The food is cooked fresh without a lot of processed ingredients. Everything moves slowly when it moves at all. There is a feeling of peace all around you and you forget that 'first world' fear of young people or strangers. You'll forget about violence, school shootings and the feeling of not having enough money. You don't even have to worry about clothes; they are so cheap you can have them tailor made. It's not a country where you need to have fancy clothing. You can have expat friends from all over or you can make Nepali friends.

The quality of your life will go up a lot financially, emotionally and socially.

Everything you say is probably true, and it's probably for these same reasons the hippies took the "road to Kathmandu" in the seventies.
Mind you, for the short term visitors, in the come in and out category - here today, gone tomorrow - they probably do not care about the rampant corruption that's been referred to. They don't stay in Nepal long enough to be affected by the very negative aspects of that existing phenomenon Chairman Dahal is talking about. However, for those who live in Nepal, they can't help to be affected by it directly or indirectly (Nepal Electricity, the administration in general, immigration visas, crooked lawyers, and God spare you to have anything to do with Nepal judiciary, just to name a few. Read when they do start cleaning up, Dr. Govinda K.C. can put an end to his multiple hunger strikes because that's what his fight is all about.

On the financial front, the news is hardly encouraging. According to the Finance Ministry's White Paper just released on the state of the economy, it's been revealed that due to fiscal indiscipline, the "state coffers are virtually empty" (Source: Kathmandu Post 03/31/2018).

It's called failed state status.

not only that, but the same White Paper on the current economic situation in Nepal released last Friday by the Finance Minister is saying that there is a shortfall of Nrs100 Billion to complete the rebuilding of private homes destroyed by that devastating earthquake of 2015, thus painting a pretty bleak picture of the reconstruction drive.
From that same KP paper source, they report that only 16% of the total $4,1 billion pledged by donors for post-earthquake rebuilding has been disbursed so far.

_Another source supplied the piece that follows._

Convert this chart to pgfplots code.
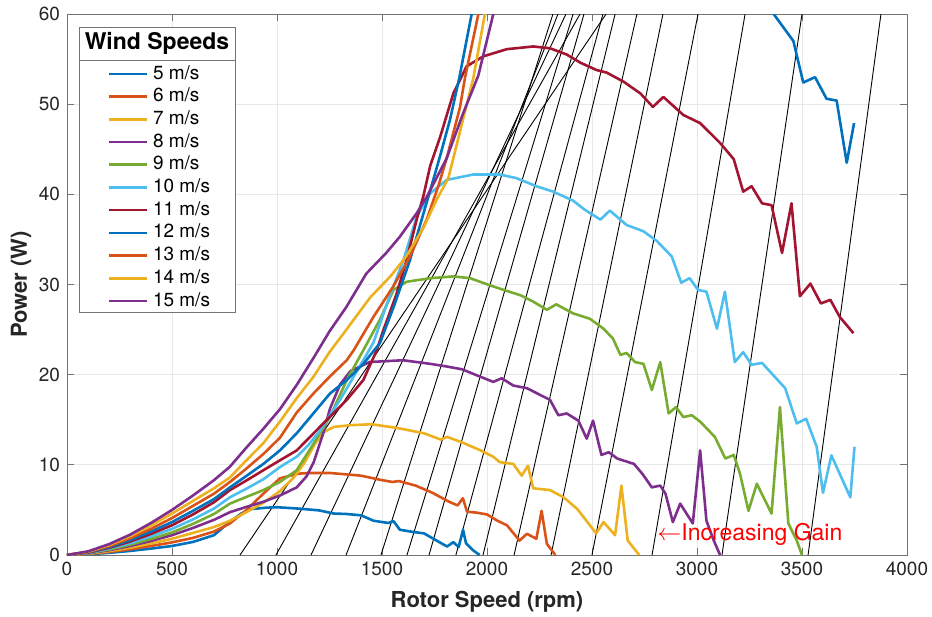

and how on earth are the hundreds of thousands of nepali people who lost their homes in that terrible earthquake three years ago ever going to reconstruct them even if they manage to get the totality of the 3 tranches of governmental financial assistance on offer to them, amounting to only 300,000 Nrs? That's like the equivalent of US$2,900 in toto?

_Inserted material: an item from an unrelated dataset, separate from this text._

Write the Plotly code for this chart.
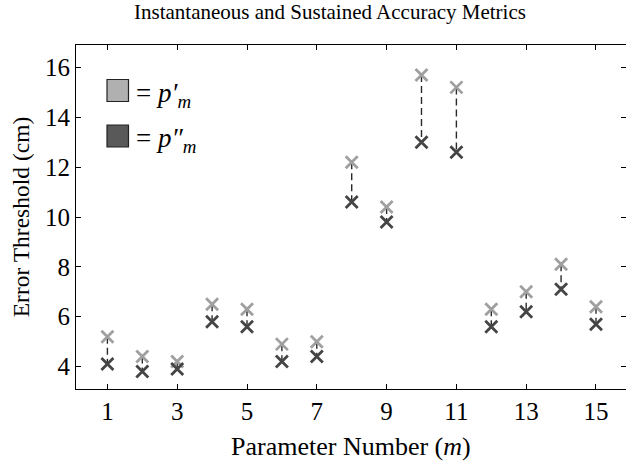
import plotly.graph_objects as go

m = list(range(1, 16))
p_prime = [5.2, 4.4, 4.2, 6.5, 6.3, 4.9, 5.0, 12.2, 10.4, 15.7, 15.2, 6.3, 7.0, 8.1, 6.4]
p_dprime = [4.1, 3.8, 3.9, 5.8, 5.6, 4.2, 4.4, 10.6, 9.8, 13.0, 12.6, 5.6, 6.2, 7.1, 5.7]
x_ticks = [1, 3, 5, 7, 9, 11, 13, 15]
y_ticks = [4, 6, 8, 10, 12, 14, 16]

LIGHT = "#a0a0a0"
DARK = "#454545"
FONT = "Liberation Serif"

# dashed connectors between the two metrics for each parameter
lx, ly = [], []
for xi, a, b in zip(m, p_prime, p_dprime):
    lx += [xi, xi, None]
    ly += [a, b, None]

fig = go.Figure()
fig.add_trace(go.Scatter(x=lx, y=ly, mode="lines",
                         line=dict(color="#2a2a2a", width=1.4, dash="7px,4px"),
                         showlegend=False, hoverinfo="skip"))
fig.add_trace(go.Scatter(x=m, y=p_prime, mode="markers", name="p'm",
                         marker=dict(symbol="x-thin", size=12, line=dict(color=LIGHT, width=2.8)),
                         showlegend=False))
fig.add_trace(go.Scatter(x=m, y=p_dprime, mode="markers", name="p''m",
                         marker=dict(symbol="x-thin", size=12, line=dict(color=DARK, width=2.8)),
                         showlegend=False))

# legend key (drawn as decoration)
L, T = 76, 45
W, H = 550, 461 - 72 - 45
def px(xp):
    return (xp - L) / W
def py(yp):
    return 1 - (yp - T) / H

for (y0, y1, col, txt) in [(79.5, 101.5, "#b0b0b0", "= <i>p′<sub>m</sub></i>"),
                           (125, 147, "#595959", "= <i>p″<sub>m</sub></i>")]:
    fig.add_shape(type="rect", xref="paper", yref="paper",
                  x0=px(107), x1=px(128.5), y0=py(y1), y1=py(y0),
                  fillcolor=col, line=dict(color="#222222", width=1.2))
    fig.add_annotation(xref="paper", yref="paper", x=px(134), y=py((y0 + y1) / 2 + 4),
                       xanchor="left", yanchor="middle", showarrow=False,
                       text=txt, font=dict(family=FONT, size=27, color="black"))

# x-axis title placed as annotation so it can sit right at the bottom edge
fig.add_annotation(xref="paper", yref="paper", x=px(351), y=py(446),
                   xanchor="center", yanchor="middle", showarrow=False,
                   text="Parameter Number (<i>m</i>)",
                   font=dict(family=FONT, size=26, color="black"))

fig.update_layout(
    width=626, height=461,
    margin=dict(l=L, r=0, t=T, b=72),
    paper_bgcolor="white", plot_bgcolor="white",
    font=dict(family=FONT, size=25, color="black"),
    title=dict(text="Instantaneous and Sustained Accuracy Metrics",
               x=330 / 626, xanchor="center", y=1 - 12 / 461, yanchor="middle",
               font=dict(family=FONT, size=21, color="black")),
    showlegend=False,
)
fig.update_xaxes(range=[0.1, 15.86], tickvals=x_ticks, ticks="inside", ticklen=5,
                 tickwidth=1, tickcolor="black", showline=True, linecolor="black",
                 linewidth=1.2, mirror="allticks", showgrid=False, zeroline=False,
                 tickfont=dict(family=FONT, size=25))
fig.update_yaxes(range=[3.1, 16.9], tickvals=y_ticks, ticks="inside", ticklen=5,
                 tickwidth=1, tickcolor="black", showline=True, linecolor="black",
                 linewidth=1.2, mirror="allticks", showgrid=False, zeroline=False,
                 title=dict(text="Error Threshold (cm)", standoff=8,
                            font=dict(family=FONT, size=23.5)),
                 tickfont=dict(family=FONT, size=25))

fig.write_html("out.html")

You forgot, they need to build the "infrastructure" first with that earthquake money.

1. Each worker needs to hire 10 family members so they feel supported at work. These new hires don't need to do anything, just be willing to accept money.

2. Each employee (new and old) need a new car so they can get to work. There is no use hiring someone if they can't get to work.

3. Each employee (new and old) need earthquake funds first to improve their houses or buy property/houses so they have a comfortable place to go after a grueling day of driving to/from work and signing their paychecks.

And, if they can actually help any earthquake victims, that is a bonus - a heroic effort above and beyond the call of duty.

A long road ahead.
Your pt 2, could say those hundreds of thousands of unfortunate souls who still don't have a proper roof over their heads after 3 years - or worse no roof at all - also need a "new car relief fund" for any chance of your proposal being implemented. House first, car second, or car first, house second? Either way, a tall order.

Not only that. Seems hard to believe but according to official information just released, it's come to light that over 5 million nepalis lack a vitally needed citizenship certificate of their own country. Normally, these certificates should be issued when a child here turns 16. In practical terms, this means that people in this deprived category here:
1. Are unable to register at polling stations at election time - 1 in 4 of nepali citizens will be deprived of their voting power when they become eligible, or so long as they are certificate-less.
2. A quarter of the population can't register marriages or births.
3. Without a citizenship certificate, people in this same unfortunate lot cannot buy or sell land
4. Same cannot take professional exams
5. Cannot open a bank account in this country
6. Are denied any type of credit facilities
7. Not eligible to receive state social benefits.
(Source: Nepal Country Report on Human Right Practices for 2017 released by US State Department, and in HT 4/21/2018)

In our village there are people who live on government land, but it's really their families land. The problem is illiteracy. There is a window to get this property claimed, but it's closing quickly. From what I understand such a person should go to 7 people with citizenship cards in the village who can swear it's their family's land. They take those people to the Municipality and get a letter from them to take to the government to have the land put in their name.

Also, a lot of people are managing to steal the land from dead relatives so their children won't get the land. This can be expensive because it may require an attorney. It's important to encourage any Nepali to take care of such issues ASAP. So many just ask, 'ke garne?' or 'what to do?' This is such a familiar expression I named the NGO that I founded 'Kay Garnay for Nepal.' So, help any Nepali friend in this situation to get started working on it.

Incredible to think that this one quarter of the nepali population is in 2018 deprived of so many basic rights as previously described - and as near to being in stateless/homeless condition as one can get. And if on top of it, they cannot make their voice heard because they cannot vote without a citizenship certificate, what chance do they have of emerging especially if like this other contributor points out, they also happen to be illiterate?

Just for the record, the interim Constitution of Nepal guarantees the right to identity as a fundamental right. Legal identity documents confirm a State's acknowledgement of a person's existence. And it is a generally accepted fact that in Nepal, a citizenship certificate is probably the most important legal document to have, as from the age of 16. 
Back on December 30, 2016, Nepal's then Home Minister was widely quoted in the press and praised at the time for publicly stating in Jajarkot that he "would immediately issue a circular telling all district administrations to issue a citizenship certificate on the basis of the mother's nationality." (Source HT of 16/01/2017)
Four years ago, the Women Law Development Forum here found that over 4.3 million nepalis were deprived of a citizenship certificate. (from Globalkhabar 11/1/2014)
As far as anyone can see, this effort to improve things has not had the desired effects - on the contrary if we are to believe the HT's latest figures previously quoted above and the 5 million figure has been crossed.